In the online marketplace it created, Amazon provides customers with an opportunity to rate and review purchases. Individual ratings - called “star ratings” – allow purchasers to express their level of satisfaction with a product using a scale of 1 (low rated, low satisfaction) to 5 (highly rated, high satisfaction). Additionally, customers can submit text-based messages – called “reviews” – that express further opinions and information about the product. Other customers can submit ratings on these reviews as being helpful or not – called a “helpfulness rating” – towards assisting their own product purchasing decision. Companies use these data to gain insights into the markets in which they participate, the timing of that participation, and the potential success of product design feature choices.
Sunshine Company is planning to introduce and sell three new products in the online marketplace: a microwave oven, a baby pacifier, and a hair dryer. They have hired your team as consultants to identify key patterns, relationships, measures, and parameters in past customersupplied ratings and reviews associated with other competing products to 1) inform their online sales strategy and 2) identify potentially important design features that would enhance product desirability. Sunshine Company has used data to inform sales strategies in the past, but they have not previously used this particular combination and type of data. Of particular interest to Sunshine Company are time-based patterns in these data, and whether they interact in ways that will help the company craft successful products.
To assist you, Sunshine’s data center has provided you with three data files for this project: hair_dryer.tsv, microwave.tsv, and pacifier.tsv. These data represent customer-supplied ratings and reviews for microwave ovens, baby pacifiers, and hair dryers sold in the Amazon marketplace over the time period(s) indicated in the data. A glossary of data label definitions is provided as well. THE DATA FILES PROVIDED CONTAIN THE ONLY DATA YOU SHOULD USE FOR THIS PROBLEM.
Analyze the three product data sets provided to identify, describe, and support with mathematical evidence, meaningful quantitative and/or qualitative patterns, relationships, measures, and parameters within and between star ratings, reviews, and helpfulness ratings that will help Sunshine Company succeed in their three new online marketplace product offerings.
Use your analysis to address the following specific questions and requests from the Sunshine Company Marketing Director:
Note: Reference List and any appendices do not count toward the page limit and should appear after your completed solution. You should not make use of unauthorized images and materials whose use is restricted by copyright laws. Ensure you cite the sources for your ideas and the materials used in your report.

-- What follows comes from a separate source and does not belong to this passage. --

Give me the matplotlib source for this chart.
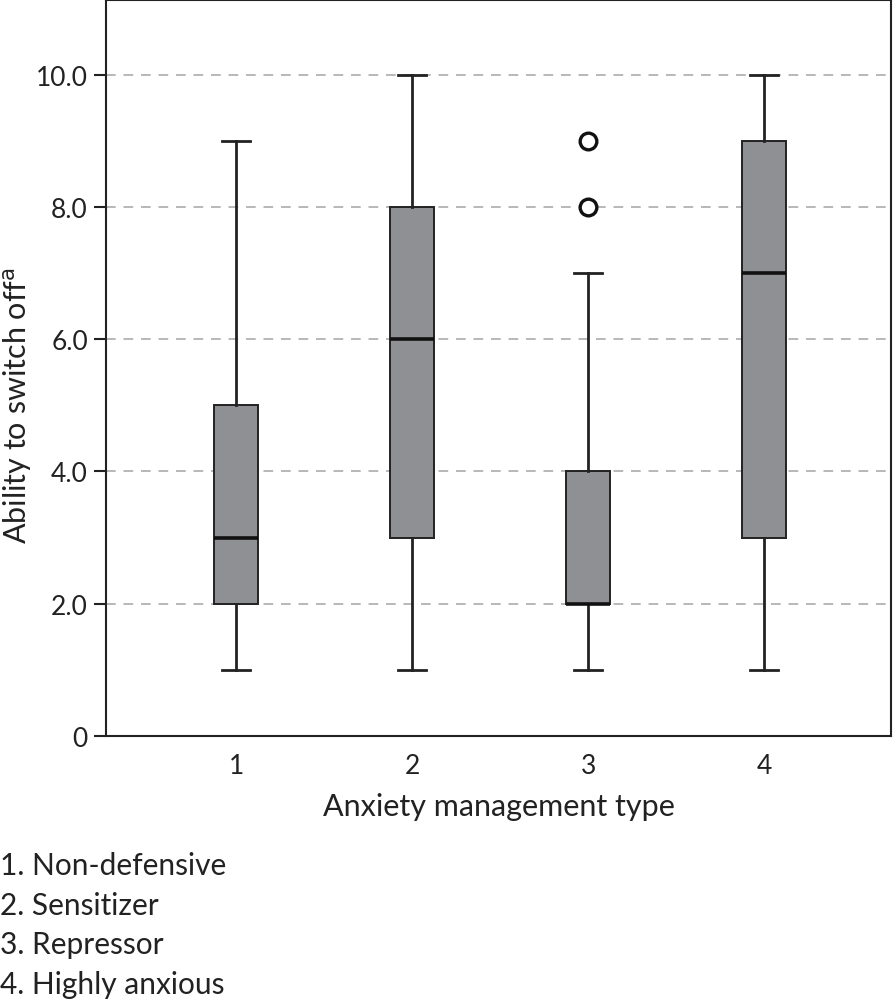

Helpfulness Rating: an indication of how valuable a particular product
review is when making a decision whether or not to purchase that product.
Pacifier: a rubber or plastic soothing device, often nipple shaped, given to a baby to suck or bite on.
Review: a written evaluation of a product.
Star Rating: a score given in a system that allows people to rate a product with a number of stars.
Attachments: The Problem Datasets
Attachments: The Problem Datasets
Problem_C_Data.zip
The three data sets provided contain product user ratings and reviews extracted from the Amazon Customer Reviews Dataset thru Amazon Simple Storage Service (Amazon S3). hair_dryer.tsv microwave.tsv pacifier.tsv
Each row represents data partitioned into the following columns.
● marketplace (string): 2 letter country code of the marketplace where the review was written.
● customer_id (string): Random identifier that can be used to aggregate reviews written by a single author.
● review_id (string): The unique ID of the review.
● product_id (string): The unique Product ID the review pertains to.
● product_parent (string): Random identifier that can be used to aggregate reviews for the same product.
● product_title (string): Title of the product.
● product_category (string): The major consumer category for the product.
● star_rating (int): The 1-5 star rating of the review.
● helpful_votes (int): Number of helpful votes.
● total_votes (int): Number of total votes the review received.
● vine (string): Customers are invited to become Amazon Vine Voices based on the trust that they have earned in the Amazon community for writing accurate and insightful reviews. Amazon provides Amazon Vine members with free copies of products that have been submitted to the program by vendors. Amazon doesn’t influence the opinions of Amazon Vine members, nor do they modify or edit reviews.
● verified_purchase (string): A “Y” indicates Amazon verified that the person writing the review purchased the product at Amazon and didn’t receive the product at a deep discount.
● review_headline (string): The title of the review.
● review_body (string): The review text.
● review_date (bigint): The date the review was written.